• Aim of the task:
Return only the lines between the line holding "Write a web" and the line holding "const annotatedCategory = 'sound';", the two boundary lines included, exactly as they appear.

• Working data:

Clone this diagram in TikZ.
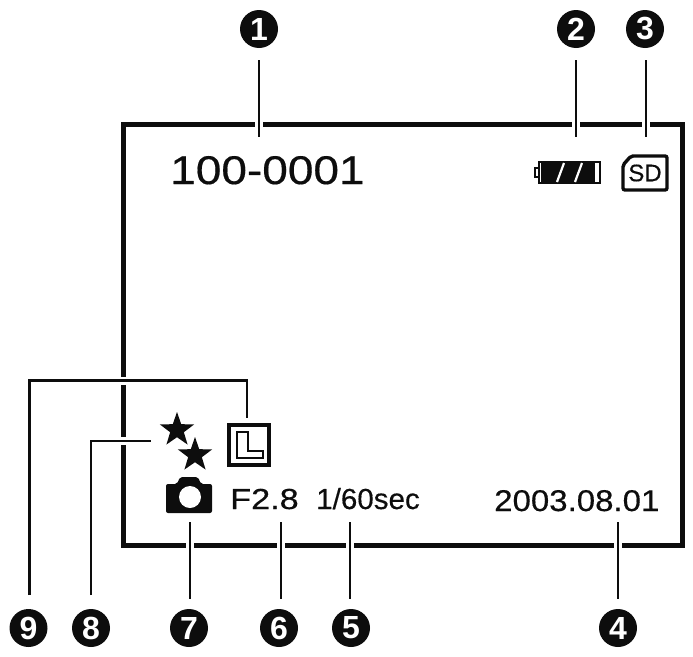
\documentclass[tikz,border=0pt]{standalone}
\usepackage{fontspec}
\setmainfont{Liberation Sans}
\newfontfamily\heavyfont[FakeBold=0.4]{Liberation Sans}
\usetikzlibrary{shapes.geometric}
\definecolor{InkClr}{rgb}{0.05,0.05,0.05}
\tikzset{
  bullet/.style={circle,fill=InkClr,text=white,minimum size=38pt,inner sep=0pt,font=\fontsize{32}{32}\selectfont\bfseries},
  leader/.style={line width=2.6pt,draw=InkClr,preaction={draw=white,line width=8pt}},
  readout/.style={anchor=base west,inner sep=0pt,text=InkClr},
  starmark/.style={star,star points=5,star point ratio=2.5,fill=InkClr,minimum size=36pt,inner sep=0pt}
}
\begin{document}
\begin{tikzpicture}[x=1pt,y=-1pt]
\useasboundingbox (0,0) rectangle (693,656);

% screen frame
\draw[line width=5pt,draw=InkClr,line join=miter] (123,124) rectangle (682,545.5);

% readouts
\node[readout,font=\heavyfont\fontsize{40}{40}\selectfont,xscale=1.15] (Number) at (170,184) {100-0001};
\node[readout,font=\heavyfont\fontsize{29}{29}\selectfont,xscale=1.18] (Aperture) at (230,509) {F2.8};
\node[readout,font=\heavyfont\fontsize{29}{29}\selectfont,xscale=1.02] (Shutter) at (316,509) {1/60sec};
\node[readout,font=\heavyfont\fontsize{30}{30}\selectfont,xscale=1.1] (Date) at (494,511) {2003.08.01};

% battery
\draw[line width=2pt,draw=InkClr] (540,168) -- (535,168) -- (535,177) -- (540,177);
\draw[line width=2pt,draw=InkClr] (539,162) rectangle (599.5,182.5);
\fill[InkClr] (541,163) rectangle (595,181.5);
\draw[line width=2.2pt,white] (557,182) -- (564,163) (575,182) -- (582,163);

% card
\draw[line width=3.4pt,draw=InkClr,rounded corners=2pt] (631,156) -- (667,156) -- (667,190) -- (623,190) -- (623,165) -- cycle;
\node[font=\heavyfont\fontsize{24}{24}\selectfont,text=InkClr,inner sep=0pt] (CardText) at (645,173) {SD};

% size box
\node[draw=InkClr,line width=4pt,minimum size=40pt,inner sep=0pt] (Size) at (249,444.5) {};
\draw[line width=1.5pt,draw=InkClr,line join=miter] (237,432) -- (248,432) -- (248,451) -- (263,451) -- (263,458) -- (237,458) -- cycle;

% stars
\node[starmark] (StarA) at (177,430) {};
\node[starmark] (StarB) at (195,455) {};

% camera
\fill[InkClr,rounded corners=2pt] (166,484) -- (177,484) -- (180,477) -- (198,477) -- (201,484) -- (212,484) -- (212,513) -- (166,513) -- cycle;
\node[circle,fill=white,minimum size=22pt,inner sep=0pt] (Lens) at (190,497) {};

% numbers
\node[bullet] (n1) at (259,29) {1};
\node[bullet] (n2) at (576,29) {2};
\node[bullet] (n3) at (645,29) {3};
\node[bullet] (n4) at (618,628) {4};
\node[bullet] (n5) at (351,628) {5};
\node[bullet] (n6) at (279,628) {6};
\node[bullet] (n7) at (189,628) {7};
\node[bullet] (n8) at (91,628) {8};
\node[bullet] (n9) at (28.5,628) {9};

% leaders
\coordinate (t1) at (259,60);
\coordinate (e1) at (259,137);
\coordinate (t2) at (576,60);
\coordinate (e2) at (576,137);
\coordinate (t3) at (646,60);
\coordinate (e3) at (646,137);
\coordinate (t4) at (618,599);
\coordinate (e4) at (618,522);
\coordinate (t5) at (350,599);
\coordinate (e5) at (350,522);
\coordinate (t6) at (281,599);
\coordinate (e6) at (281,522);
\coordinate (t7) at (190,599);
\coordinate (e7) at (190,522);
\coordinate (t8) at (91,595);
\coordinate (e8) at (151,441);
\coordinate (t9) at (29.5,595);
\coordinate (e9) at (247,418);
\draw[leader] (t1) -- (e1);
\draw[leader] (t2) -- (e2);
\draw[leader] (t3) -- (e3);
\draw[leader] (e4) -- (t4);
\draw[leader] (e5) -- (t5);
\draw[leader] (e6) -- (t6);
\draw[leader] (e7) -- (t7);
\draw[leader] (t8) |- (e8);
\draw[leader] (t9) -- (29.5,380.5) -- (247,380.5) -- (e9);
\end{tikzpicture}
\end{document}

* * *

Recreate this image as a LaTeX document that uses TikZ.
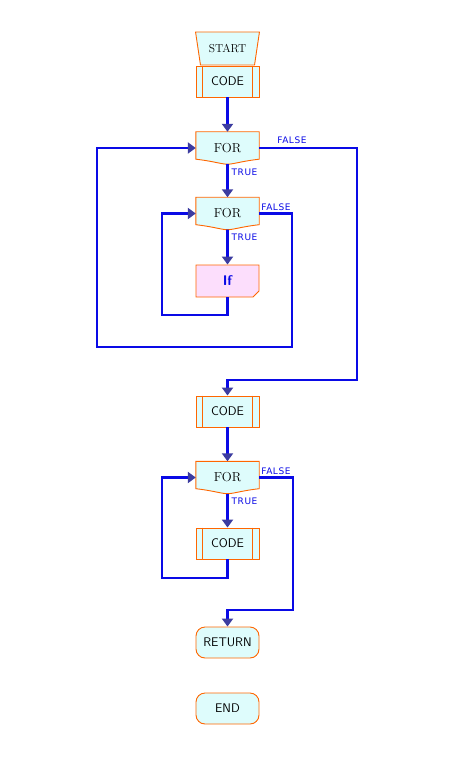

* * *

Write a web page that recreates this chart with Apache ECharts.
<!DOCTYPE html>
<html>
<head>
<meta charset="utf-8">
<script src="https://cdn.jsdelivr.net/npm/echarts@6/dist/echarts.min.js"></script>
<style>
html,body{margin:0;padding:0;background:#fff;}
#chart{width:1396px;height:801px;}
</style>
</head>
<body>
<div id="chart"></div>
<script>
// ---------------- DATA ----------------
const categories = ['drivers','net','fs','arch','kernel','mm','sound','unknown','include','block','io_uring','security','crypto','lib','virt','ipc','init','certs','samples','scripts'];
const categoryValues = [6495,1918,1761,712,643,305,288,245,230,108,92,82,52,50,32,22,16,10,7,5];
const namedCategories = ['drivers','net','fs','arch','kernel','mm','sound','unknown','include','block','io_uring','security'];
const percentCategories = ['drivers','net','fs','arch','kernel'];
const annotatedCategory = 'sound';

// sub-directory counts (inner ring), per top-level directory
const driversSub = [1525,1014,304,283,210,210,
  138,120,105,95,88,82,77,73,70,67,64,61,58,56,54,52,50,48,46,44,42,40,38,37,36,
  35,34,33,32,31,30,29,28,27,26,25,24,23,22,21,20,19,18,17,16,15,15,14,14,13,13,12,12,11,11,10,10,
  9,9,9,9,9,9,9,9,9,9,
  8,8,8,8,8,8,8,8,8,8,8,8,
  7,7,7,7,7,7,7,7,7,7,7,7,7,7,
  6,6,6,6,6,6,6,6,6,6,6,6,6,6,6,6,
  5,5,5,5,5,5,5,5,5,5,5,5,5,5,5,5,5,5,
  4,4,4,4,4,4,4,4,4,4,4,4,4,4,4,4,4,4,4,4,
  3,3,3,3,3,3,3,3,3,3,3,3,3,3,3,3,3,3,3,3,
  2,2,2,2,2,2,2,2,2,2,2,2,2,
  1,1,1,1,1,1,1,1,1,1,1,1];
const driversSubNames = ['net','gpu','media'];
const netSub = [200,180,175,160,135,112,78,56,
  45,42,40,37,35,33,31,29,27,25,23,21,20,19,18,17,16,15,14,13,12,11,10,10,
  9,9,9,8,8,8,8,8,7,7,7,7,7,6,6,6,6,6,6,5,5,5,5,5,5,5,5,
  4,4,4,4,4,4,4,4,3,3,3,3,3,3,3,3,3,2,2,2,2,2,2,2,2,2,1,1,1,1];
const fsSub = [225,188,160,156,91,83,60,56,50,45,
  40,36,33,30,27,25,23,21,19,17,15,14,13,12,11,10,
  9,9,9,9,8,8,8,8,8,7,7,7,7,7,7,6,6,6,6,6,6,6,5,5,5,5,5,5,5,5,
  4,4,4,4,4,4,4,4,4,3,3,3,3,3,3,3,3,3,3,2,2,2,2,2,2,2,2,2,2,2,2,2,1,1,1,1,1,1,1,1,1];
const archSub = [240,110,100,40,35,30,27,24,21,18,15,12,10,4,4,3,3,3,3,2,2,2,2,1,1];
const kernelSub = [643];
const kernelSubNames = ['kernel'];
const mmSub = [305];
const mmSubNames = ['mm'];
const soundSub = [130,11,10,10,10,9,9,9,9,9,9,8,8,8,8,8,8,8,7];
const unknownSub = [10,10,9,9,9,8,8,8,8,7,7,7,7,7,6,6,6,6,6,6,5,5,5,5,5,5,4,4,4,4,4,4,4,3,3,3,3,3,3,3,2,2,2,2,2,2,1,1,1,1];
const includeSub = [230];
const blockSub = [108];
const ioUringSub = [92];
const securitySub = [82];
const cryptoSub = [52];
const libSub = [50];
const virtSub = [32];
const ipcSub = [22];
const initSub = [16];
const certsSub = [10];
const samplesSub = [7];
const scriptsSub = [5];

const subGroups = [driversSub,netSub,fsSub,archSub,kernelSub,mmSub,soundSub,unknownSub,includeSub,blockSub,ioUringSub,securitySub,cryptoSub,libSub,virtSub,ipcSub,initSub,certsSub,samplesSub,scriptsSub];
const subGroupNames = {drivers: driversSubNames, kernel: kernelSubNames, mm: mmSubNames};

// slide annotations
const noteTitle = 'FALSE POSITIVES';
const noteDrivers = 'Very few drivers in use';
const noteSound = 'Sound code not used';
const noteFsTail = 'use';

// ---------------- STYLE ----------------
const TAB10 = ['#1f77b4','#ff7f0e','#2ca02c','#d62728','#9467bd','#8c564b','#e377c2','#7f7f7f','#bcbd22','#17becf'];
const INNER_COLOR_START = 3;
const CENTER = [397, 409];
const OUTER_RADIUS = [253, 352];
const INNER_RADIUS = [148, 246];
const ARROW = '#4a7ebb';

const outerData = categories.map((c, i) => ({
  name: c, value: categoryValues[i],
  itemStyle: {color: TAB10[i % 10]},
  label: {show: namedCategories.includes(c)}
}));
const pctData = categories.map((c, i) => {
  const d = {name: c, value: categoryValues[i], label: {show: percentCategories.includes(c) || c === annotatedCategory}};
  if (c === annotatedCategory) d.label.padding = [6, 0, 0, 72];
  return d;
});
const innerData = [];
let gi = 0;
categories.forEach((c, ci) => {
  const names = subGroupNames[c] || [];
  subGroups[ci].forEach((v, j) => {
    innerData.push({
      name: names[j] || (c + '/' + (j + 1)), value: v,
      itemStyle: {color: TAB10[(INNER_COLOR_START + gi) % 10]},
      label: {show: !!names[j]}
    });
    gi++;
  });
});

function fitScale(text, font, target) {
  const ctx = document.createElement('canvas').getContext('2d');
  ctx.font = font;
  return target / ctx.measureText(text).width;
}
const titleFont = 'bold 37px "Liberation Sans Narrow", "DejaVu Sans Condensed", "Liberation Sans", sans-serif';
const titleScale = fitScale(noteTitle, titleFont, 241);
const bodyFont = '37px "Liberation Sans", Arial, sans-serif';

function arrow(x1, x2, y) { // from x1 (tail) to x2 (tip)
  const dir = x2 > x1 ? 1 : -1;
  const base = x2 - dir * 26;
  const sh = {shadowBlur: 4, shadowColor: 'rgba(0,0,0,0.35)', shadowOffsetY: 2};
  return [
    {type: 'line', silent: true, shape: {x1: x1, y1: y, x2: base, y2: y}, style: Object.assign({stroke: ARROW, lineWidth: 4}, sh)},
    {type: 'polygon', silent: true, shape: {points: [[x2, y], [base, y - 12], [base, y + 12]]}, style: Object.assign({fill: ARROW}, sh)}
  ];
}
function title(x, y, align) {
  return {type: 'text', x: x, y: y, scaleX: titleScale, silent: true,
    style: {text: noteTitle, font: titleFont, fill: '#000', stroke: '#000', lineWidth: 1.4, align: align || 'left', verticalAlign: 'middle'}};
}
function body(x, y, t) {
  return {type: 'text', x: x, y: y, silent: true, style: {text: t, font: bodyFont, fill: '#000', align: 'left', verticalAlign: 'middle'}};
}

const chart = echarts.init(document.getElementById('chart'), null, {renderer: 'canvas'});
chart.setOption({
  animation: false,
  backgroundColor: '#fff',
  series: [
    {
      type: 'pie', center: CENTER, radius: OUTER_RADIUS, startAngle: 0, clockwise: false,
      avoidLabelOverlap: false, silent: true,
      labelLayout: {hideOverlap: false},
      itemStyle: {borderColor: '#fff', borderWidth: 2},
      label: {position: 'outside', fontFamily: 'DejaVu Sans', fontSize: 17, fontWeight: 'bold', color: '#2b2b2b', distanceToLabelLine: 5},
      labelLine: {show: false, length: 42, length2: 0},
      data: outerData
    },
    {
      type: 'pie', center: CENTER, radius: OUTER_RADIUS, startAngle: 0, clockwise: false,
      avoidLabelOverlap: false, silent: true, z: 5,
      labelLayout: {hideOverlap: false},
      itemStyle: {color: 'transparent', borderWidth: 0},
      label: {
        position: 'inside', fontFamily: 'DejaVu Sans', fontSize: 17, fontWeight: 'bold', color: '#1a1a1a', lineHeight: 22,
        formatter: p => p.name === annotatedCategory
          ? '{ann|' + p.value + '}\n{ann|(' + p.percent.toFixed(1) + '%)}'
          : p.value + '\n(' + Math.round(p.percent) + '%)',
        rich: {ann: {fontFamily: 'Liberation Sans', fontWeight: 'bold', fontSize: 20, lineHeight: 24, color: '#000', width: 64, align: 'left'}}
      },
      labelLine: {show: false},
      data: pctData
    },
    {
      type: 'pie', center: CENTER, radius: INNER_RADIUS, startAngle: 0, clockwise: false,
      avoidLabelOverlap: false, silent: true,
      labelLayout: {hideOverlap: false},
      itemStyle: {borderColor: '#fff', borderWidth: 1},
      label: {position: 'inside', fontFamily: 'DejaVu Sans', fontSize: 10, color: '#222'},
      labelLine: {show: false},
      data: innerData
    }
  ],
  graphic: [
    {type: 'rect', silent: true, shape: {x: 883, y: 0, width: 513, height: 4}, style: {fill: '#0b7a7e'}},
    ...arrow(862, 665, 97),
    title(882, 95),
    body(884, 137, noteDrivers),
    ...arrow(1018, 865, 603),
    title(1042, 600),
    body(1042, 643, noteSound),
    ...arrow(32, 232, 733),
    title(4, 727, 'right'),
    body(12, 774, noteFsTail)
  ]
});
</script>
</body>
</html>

• Full solution:
Write a web page that recreates this chart with Apache ECharts.
<!DOCTYPE html>
<html>
<head>
<meta charset="utf-8">
<script src="https://cdn.jsdelivr.net/npm/echarts@6/dist/echarts.min.js"></script>
<style>
html,body{margin:0;padding:0;background:#fff;}
#chart{width:1396px;height:801px;}
</style>
</head>
<body>
<div id="chart"></div>
<script>
// ---------------- DATA ----------------
const categories = ['drivers','net','fs','arch','kernel','mm','sound','unknown','include','block','io_uring','security','crypto','lib','virt','ipc','init','certs','samples','scripts'];
const categoryValues = [6495,1918,1761,712,643,305,288,245,230,108,92,82,52,50,32,22,16,10,7,5];
const namedCategories = ['drivers','net','fs','arch','kernel','mm','sound','unknown','include','block','io_uring','security'];
const percentCategories = ['drivers','net','fs','arch','kernel'];
const annotatedCategory = 'sound';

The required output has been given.